Pictures are not part of the copy. Retype the lines from the first one through the line that contains "const names = ['WS".

### Data lines
_ _ _ _

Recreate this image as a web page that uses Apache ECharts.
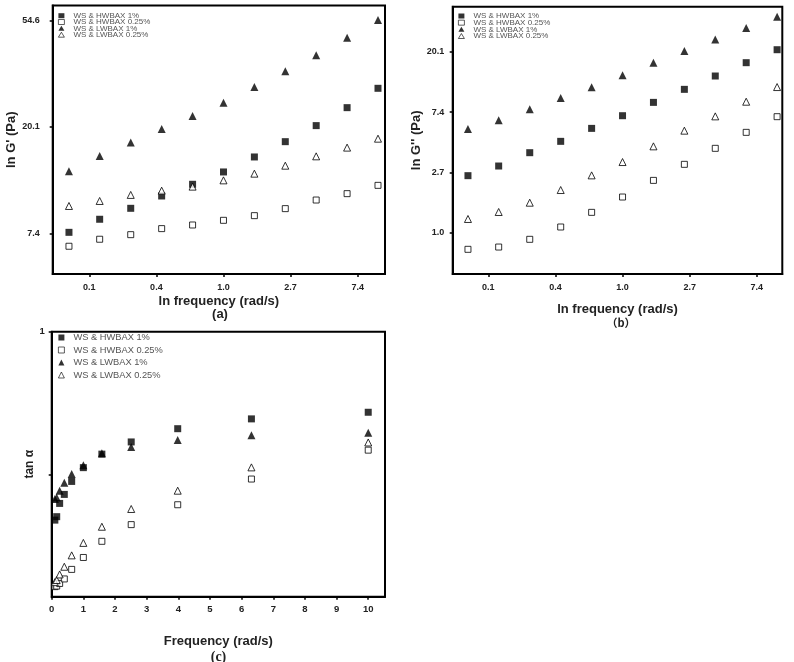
<!DOCTYPE html>
<html><head><meta charset="utf-8">
<script src="https://cdn.jsdelivr.net/npm/echarts@6/dist/echarts.min.js"></script>
<style>html,body{margin:0;padding:0;background:#fff}#c{width:794px;height:662px}</style>
</head><body><div id="c"></div>
<script>
// angular frequencies (rad/s)
const freq = [0.1, 0.158, 0.251, 0.398, 0.631, 1.0, 1.585, 2.512, 3.981, 6.310, 10.0];
const names = ['WS & HWBAX 1%', 'WS & HWBAX 0.25%', 'WS & LWBAX 1%', 'WS & LWBAX 0.25%'];

// (a) ln G'
const lnGp_H1   = [2.009, 2.132, 2.235, 2.351, 2.461, 2.577, 2.718, 2.862, 3.013, 3.182, 3.364];
const lnGp_H025 = [1.878, 1.944, 1.987, 2.044, 2.078, 2.122, 2.166, 2.232, 2.313, 2.373, 2.451];
const lnGp_L1   = [2.583, 2.727, 2.853, 2.981, 3.103, 3.229, 3.376, 3.524, 3.674, 3.840, 4.006];
const lnGp_L025 = [2.257, 2.304, 2.361, 2.401, 2.439, 2.498, 2.561, 2.636, 2.724, 2.806, 2.890];
// (b) ln G''
const lnGpp_H1   = [0.945, 1.105, 1.326, 1.514, 1.729, 1.939, 2.160, 2.376, 2.597, 2.818, 3.033];
const lnGpp_H025 = [-0.276, -0.238, -0.110, 0.094, 0.337, 0.591, 0.867, 1.133, 1.398, 1.663, 1.923];
const lnGpp_L1   = [1.718, 1.862, 2.044, 2.232, 2.409, 2.608, 2.818, 3.011, 3.204, 3.392, 3.580];
const lnGpp_L025 = [0.227, 0.343, 0.497, 0.707, 0.950, 1.171, 1.431, 1.691, 1.928, 2.171, 2.414];
// (c) tan
const tan_H1   = [0.289, 0.302, 0.352, 0.386, 0.435, 0.487, 0.538, 0.584, 0.634, 0.671, 0.696];
const tan_H025 = [0.038, 0.040, 0.050, 0.067, 0.103, 0.148, 0.209, 0.272, 0.347, 0.444, 0.553];
const tan_L1   = [0.369, 0.374, 0.400, 0.430, 0.463, 0.496, 0.541, 0.565, 0.591, 0.609, 0.619];
const tan_L025 = [0.055, 0.063, 0.084, 0.113, 0.156, 0.203, 0.264, 0.331, 0.400, 0.488, 0.582];

// tick positions and labels
const lnFreqTicks  = [-2, -1, 0, 1, 2];
const lnFreqLabels = ['0.1', '0.4', '1.0', '2.7', '7.4'];
const aTicks  = [2, 3, 4];
const aLabels = ['7.4', '20.1', '54.6'];
const bTicks  = [0, 1, 2, 3];
const bLabels = ['1.0', '2.7', '7.4', '20.1'];
const cXTicks = [0, 1, 2, 3, 4, 5, 6, 7, 8, 9, 10];
const cYTicks = [0.46, 1];
const cYLabelTicks = [1];
const cYLabels = ['1'];

const FONT = 'Liberation Sans, Arial, sans-serif';
const lab = (ticks, labels) => v => {
  const i = ticks.findIndex(t => Math.abs(t - v) < 1e-6);
  return i >= 0 ? labels[i] : '';
};

const symbols = ['rect', 'rect', 'triangle', 'triangle'];
const filled = [true, false, true, false];
const sizes = [7, 6, 8, 7];

function mkSeries(gi, xs, ys) {
  return ys.map((arr, k) => ({
    type: 'scatter', name: names[k], xAxisIndex: gi, yAxisIndex: gi,
    symbol: symbols[k], symbolSize: sizes[k],
    itemStyle: filled[k] ? { color: '#000' } : { color: '#fff', borderColor: '#000', borderWidth: 1 },
    data: arr.map((v, i) => [xs[i], v]),
    emphasis: { disabled: true }
  }));
}

const lnFreq = freq.map(f => Math.log(f));

function xAxisBase(gi, min, max, ticks, labels, fs, margin, name, gap) {
  return {
    type: 'value', gridIndex: gi, min, max,
    axisLine: { onZero: false, lineStyle: { color: '#000', width: 2 } },
    axisTick: { show: true, inside: false, length: 3, customValues: ticks, lineStyle: { color: '#000', width: 1.5 } },
    axisLabel: { customValues: ticks, formatter: lab(ticks, labels), fontFamily: FONT, fontWeight: 'bold', fontSize: fs, color: '#222', margin },
    splitLine: { show: false },
    name, nameLocation: 'middle', nameGap: gap,
    nameTextStyle: { fontFamily: FONT, fontWeight: 'bold', fontSize: 13, color: '#222' }
  };
}
function yAxisBase(gi, min, max, ticks, lticks, labels, fs, margin, name, gap, nfs) {
  return {
    type: 'value', gridIndex: gi, min, max,
    axisLine: { onZero: false, lineStyle: { color: '#000', width: 2 } },
    axisTick: { show: true, inside: false, length: 3, customValues: ticks, lineStyle: { color: '#000', width: 1.5 } },
    axisLabel: { customValues: lticks, formatter: lab(lticks, labels), fontFamily: FONT, fontWeight: 'bold', fontSize: fs, color: '#222', margin },
    splitLine: { show: false },
    name, nameLocation: 'middle', nameGap: gap,
    nameTextStyle: { fontFamily: FONT, fontWeight: 'bold', fontSize: nfs, color: '#222' }
  };
}

function mkLegend(left, top, fs, gap, ih) {
  return {
    orient: 'vertical', left, top, padding: 0, itemWidth: 6, itemHeight: ih, itemGap: gap,
    data: names, selectedMode: false,
    itemStyle: { borderWidth: 0.8 },
    textStyle: { fontFamily: FONT, fontSize: fs, color: '#555', padding: [0, 0, 0, 4] }
  };
}

const chart = echarts.init(document.getElementById('c'), null, { renderer: 'canvas' });
chart.setOption({
  animation: false,
  backgroundColor: '#fff',
  grid: [
    { left: 52.7, top: 5.5, width: 332.3, height: 268.5, show: true, borderColor: '#000', borderWidth: 2 },
    { left: 452.7, top: 6.7, width: 329.6, height: 267.3, show: true, borderColor: '#000', borderWidth: 2 },
    { left: 51.7, top: 331.7, width: 333.3, height: 265, show: true, borderColor: '#000', borderWidth: 2 }
  ],
  xAxis: [
    xAxisBase(0, -2.545, 2.407, lnFreqTicks, lnFreqLabels, 9, 9, 'ln frequency (rad/s)', 21),
    xAxisBase(1, -2.53, 2.38, lnFreqTicks, lnFreqLabels, 9, 9, 'ln frequency (rad/s)', 29),
    xAxisBase(2, 0, 10.53, cXTicks, cXTicks.map(String), 9.5, 8, 'Frequency (rad/s)', 38)
  ],
  yAxis: [
    yAxisBase(0, 1.617, 4.143, aTicks, aTicks, aLabels, 9, 13, "ln G' (Pa)", 27, 13),
    yAxisBase(1, -0.685, 3.746, bTicks, bTicks, bLabels, 9, 8.5, "ln G'' (Pa)", 28, 13),
    yAxisBase(2, 0, 1, cYTicks, cYLabelTicks, cYLabels, 9.5, 7, 'tan α', 16, 12)
  ],
  legend: [
    mkLegend(58, 11.7, 8, -1.67, 5),
    mkLegend(458, 12, 8, -1.33, 5),
    mkLegend(58, 333, 9.3, 3.5, 6)
  ],
  series: [
    ...mkSeries(0, lnFreq, [lnGp_H1, lnGp_H025, lnGp_L1, lnGp_L025]),
    ...mkSeries(1, lnFreq, [lnGpp_H1, lnGpp_H025, lnGpp_L1, lnGpp_L025]),
    ...mkSeries(2, freq, [tan_H1, tan_H025, tan_L1, tan_L025])
  ],
  graphic: [
    { type: 'text', x: 220, y: 314, style: { text: '(a)', align: 'center', verticalAlign: 'middle', font: 'bold 13px Liberation Sans, Arial, sans-serif', fill: '#222' } },
    { type: 'text', x: 621, y: 323, style: { text: '（b）', align: 'center', verticalAlign: 'middle', font: 'bold 11px Noto Sans CJK SC, sans-serif', fill: '#222' } },
    { type: 'text', x: 218.5, y: 657, style: { text: '(c)', align: 'center', verticalAlign: 'middle', font: 'bold 14px Liberation Serif, Times New Roman, serif', fill: '#222' } }
  ]
});
</script>
</body></html>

_ _ _ _

### Result for this exercise
Recreate this image as a web page that uses Apache ECharts.
<!DOCTYPE html>
<html><head><meta charset="utf-8">
<script src="https://cdn.jsdelivr.net/npm/echarts@6/dist/echarts.min.js"></script>
<style>html,body{margin:0;padding:0;background:#fff}#c{width:794px;height:662px}</style>
</head><body><div id="c"></div>
<script>
// angular frequencies (rad/s)
const freq = [0.1, 0.158, 0.251, 0.398, 0.631, 1.0, 1.585, 2.512, 3.981, 6.310, 10.0];
const names = ['WS & HWBAX 1%', 'WS & HWBAX 0.25%', 'WS & LWBAX 1%', 'WS & LWBAX 0.25%'];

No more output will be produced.